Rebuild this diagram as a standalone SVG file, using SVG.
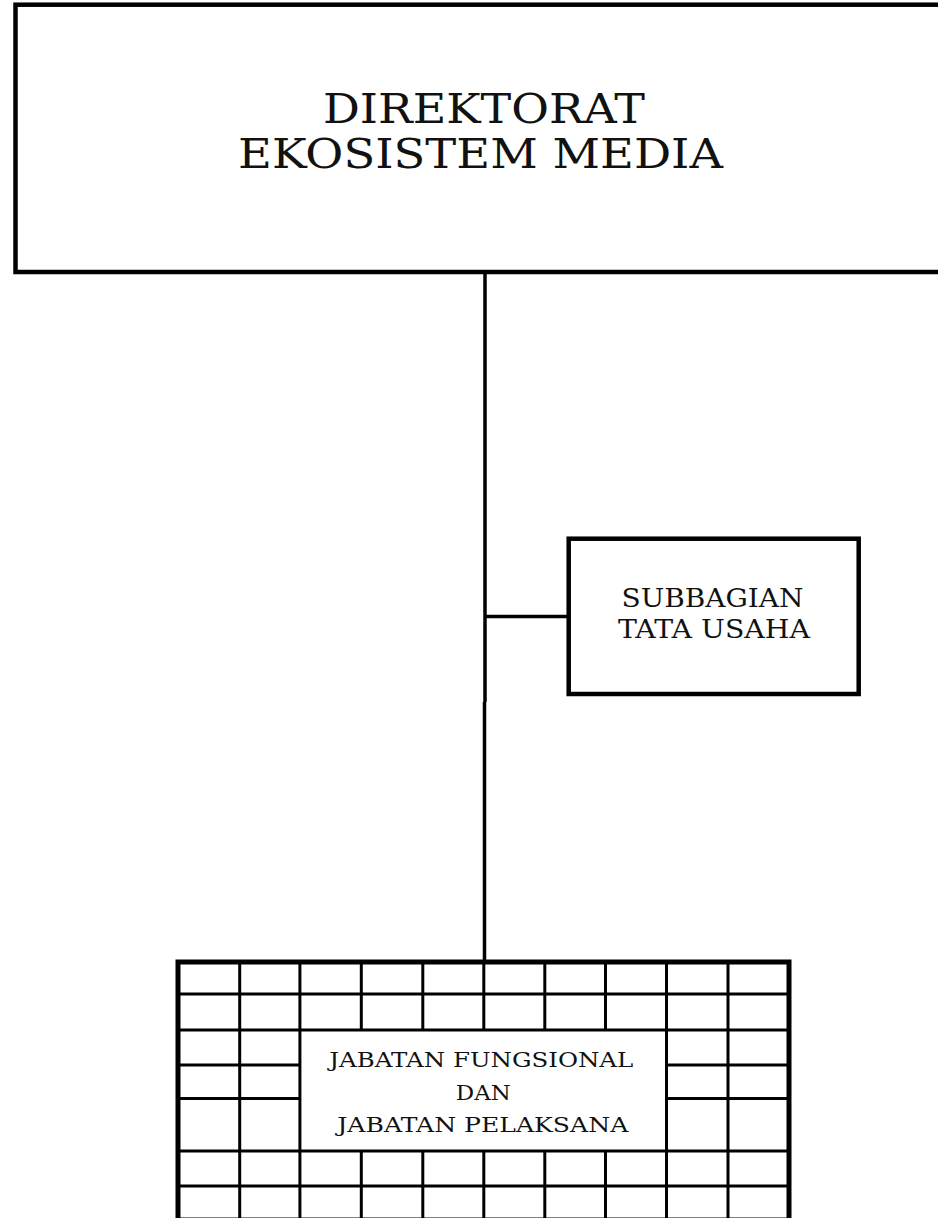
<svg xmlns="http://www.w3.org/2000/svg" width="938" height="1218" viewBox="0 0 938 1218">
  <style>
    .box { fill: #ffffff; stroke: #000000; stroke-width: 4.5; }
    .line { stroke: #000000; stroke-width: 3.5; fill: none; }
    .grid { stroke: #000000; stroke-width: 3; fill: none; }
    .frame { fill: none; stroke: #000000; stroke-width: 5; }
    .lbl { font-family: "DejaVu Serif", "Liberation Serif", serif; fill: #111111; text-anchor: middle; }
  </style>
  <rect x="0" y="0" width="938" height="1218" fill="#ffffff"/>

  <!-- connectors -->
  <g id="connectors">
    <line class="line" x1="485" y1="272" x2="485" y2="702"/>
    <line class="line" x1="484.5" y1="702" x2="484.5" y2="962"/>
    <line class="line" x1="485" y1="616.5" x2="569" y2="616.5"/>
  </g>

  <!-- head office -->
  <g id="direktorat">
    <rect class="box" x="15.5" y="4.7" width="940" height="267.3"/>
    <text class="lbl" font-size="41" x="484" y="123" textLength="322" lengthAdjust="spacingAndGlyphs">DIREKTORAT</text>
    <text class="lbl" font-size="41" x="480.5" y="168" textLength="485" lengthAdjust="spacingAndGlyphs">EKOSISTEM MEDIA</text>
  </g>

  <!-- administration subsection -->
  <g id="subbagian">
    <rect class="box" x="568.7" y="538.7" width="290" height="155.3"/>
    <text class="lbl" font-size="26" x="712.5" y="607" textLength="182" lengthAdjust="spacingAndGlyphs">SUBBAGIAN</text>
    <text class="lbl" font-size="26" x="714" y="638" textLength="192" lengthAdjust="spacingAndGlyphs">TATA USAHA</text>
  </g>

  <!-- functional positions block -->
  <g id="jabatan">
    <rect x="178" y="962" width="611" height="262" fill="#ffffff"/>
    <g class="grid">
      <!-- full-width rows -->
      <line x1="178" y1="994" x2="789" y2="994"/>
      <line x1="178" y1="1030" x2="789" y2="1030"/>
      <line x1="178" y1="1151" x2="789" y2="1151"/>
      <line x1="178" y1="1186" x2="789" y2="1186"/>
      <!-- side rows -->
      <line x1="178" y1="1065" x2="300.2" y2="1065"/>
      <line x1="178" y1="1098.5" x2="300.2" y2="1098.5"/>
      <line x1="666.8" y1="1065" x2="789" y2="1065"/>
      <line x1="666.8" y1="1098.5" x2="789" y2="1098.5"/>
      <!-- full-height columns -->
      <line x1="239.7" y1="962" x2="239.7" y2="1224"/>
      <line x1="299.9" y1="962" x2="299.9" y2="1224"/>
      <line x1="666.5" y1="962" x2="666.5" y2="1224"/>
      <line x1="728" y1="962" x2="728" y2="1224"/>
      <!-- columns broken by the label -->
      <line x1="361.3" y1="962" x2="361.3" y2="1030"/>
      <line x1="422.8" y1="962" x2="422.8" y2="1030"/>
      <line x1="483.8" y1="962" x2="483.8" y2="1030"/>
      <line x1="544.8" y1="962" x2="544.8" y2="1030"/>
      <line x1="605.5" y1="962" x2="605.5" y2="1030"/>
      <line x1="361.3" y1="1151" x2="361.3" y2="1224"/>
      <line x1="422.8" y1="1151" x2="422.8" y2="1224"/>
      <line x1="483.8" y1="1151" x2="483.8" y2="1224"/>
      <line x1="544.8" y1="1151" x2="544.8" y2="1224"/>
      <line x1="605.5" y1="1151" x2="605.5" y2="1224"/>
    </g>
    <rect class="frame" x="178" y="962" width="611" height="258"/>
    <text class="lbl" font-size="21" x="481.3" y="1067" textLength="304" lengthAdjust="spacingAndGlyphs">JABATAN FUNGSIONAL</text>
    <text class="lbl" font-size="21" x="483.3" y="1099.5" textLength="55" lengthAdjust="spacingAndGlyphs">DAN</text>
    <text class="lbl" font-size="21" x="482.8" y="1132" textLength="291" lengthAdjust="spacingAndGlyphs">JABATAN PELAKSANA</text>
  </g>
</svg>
######
Omit the pictures, and quote the material above exactly as given.

Rebuild this diagram as a standalone SVG file, using SVG.
<svg xmlns="http://www.w3.org/2000/svg" width="938" height="1218" viewBox="0 0 938 1218">
  <style>
    .box { fill: #ffffff; stroke: #000000; stroke-width: 4.5; }
    .line { stroke: #000000; stroke-width: 3.5; fill: none; }
    .grid { stroke: #000000; stroke-width: 3; fill: none; }
    .frame { fill: none; stroke: #000000; stroke-width: 5; }
    .lbl { font-family: "DejaVu Serif", "Liberation Serif", serif; fill: #111111; text-anchor: middle; }
  </style>
  <rect x="0" y="0" width="938" height="1218" fill="#ffffff"/>

  <!-- connectors -->
  <g id="connectors">
    <line class="line" x1="485" y1="272" x2="485" y2="702"/>
    <line class="line" x1="484.5" y1="702" x2="484.5" y2="962"/>
    <line class="line" x1="485" y1="616.5" x2="569" y2="616.5"/>
  </g>

  <!-- head office -->
  <g id="direktorat">
    <rect class="box" x="15.5" y="4.7" width="940" height="267.3"/>
    <text class="lbl" font-size="41" x="484" y="123" textLength="322" lengthAdjust="spacingAndGlyphs">DIREKTORAT</text>
    <text class="lbl" font-size="41" x="480.5" y="168" textLength="485" lengthAdjust="spacingAndGlyphs">EKOSISTEM MEDIA</text>
  </g>

  <!-- administration subsection -->
  <g id="subbagian">
    <rect class="box" x="568.7" y="538.7" width="290" height="155.3"/>
    <text class="lbl" font-size="26" x="712.5" y="607" textLength="182" lengthAdjust="spacingAndGlyphs">SUBBAGIAN</text>
    <text class="lbl" font-size="26" x="714" y="638" textLength="192" lengthAdjust="spacingAndGlyphs">TATA USAHA</text>
  </g>

  <!-- functional positions block -->
  <g id="jabatan">
    <rect x="178" y="962" width="611" height="262" fill="#ffffff"/>
    <g class="grid">
      <!-- full-width rows -->
      <line x1="178" y1="994" x2="789" y2="994"/>
      <line x1="178" y1="1030" x2="789" y2="1030"/>
      <line x1="178" y1="1151" x2="789" y2="1151"/>
      <line x1="178" y1="1186" x2="789" y2="1186"/>
      <!-- side rows -->
      <line x1="178" y1="1065" x2="300.2" y2="1065"/>
      <line x1="178" y1="1098.5" x2="300.2" y2="1098.5"/>
      <line x1="666.8" y1="1065" x2="789" y2="1065"/>
      <line x1="666.8" y1="1098.5" x2="789" y2="1098.5"/>
      <!-- full-height columns -->
      <line x1="239.7" y1="962" x2="239.7" y2="1224"/>
      <line x1="299.9" y1="962" x2="299.9" y2="1224"/>
      <line x1="666.5" y1="962" x2="666.5" y2="1224"/>
      <line x1="728" y1="962" x2="728" y2="1224"/>
      <!-- columns broken by the label -->
      <line x1="361.3" y1="962" x2="361.3" y2="1030"/>
      <line x1="422.8" y1="962" x2="422.8" y2="1030"/>
      <line x1="483.8" y1="962" x2="483.8" y2="1030"/>
      <line x1="544.8" y1="962" x2="544.8" y2="1030"/>
      <line x1="605.5" y1="962" x2="605.5" y2="1030"/>
      <line x1="361.3" y1="1151" x2="361.3" y2="1224"/>
      <line x1="422.8" y1="1151" x2="422.8" y2="1224"/>
      <line x1="483.8" y1="1151" x2="483.8" y2="1224"/>
      <line x1="544.8" y1="1151" x2="544.8" y2="1224"/>
      <line x1="605.5" y1="1151" x2="605.5" y2="1224"/>
    </g>
    <rect class="frame" x="178" y="962" width="611" height="258"/>
    <text class="lbl" font-size="21" x="481.3" y="1067" textLength="304" lengthAdjust="spacingAndGlyphs">JABATAN FUNGSIONAL</text>
    <text class="lbl" font-size="21" x="483.3" y="1099.5" textLength="55" lengthAdjust="spacingAndGlyphs">DAN</text>
    <text class="lbl" font-size="21" x="482.8" y="1132" textLength="291" lengthAdjust="spacingAndGlyphs">JABATAN PELAKSANA</text>
  </g>
</svg>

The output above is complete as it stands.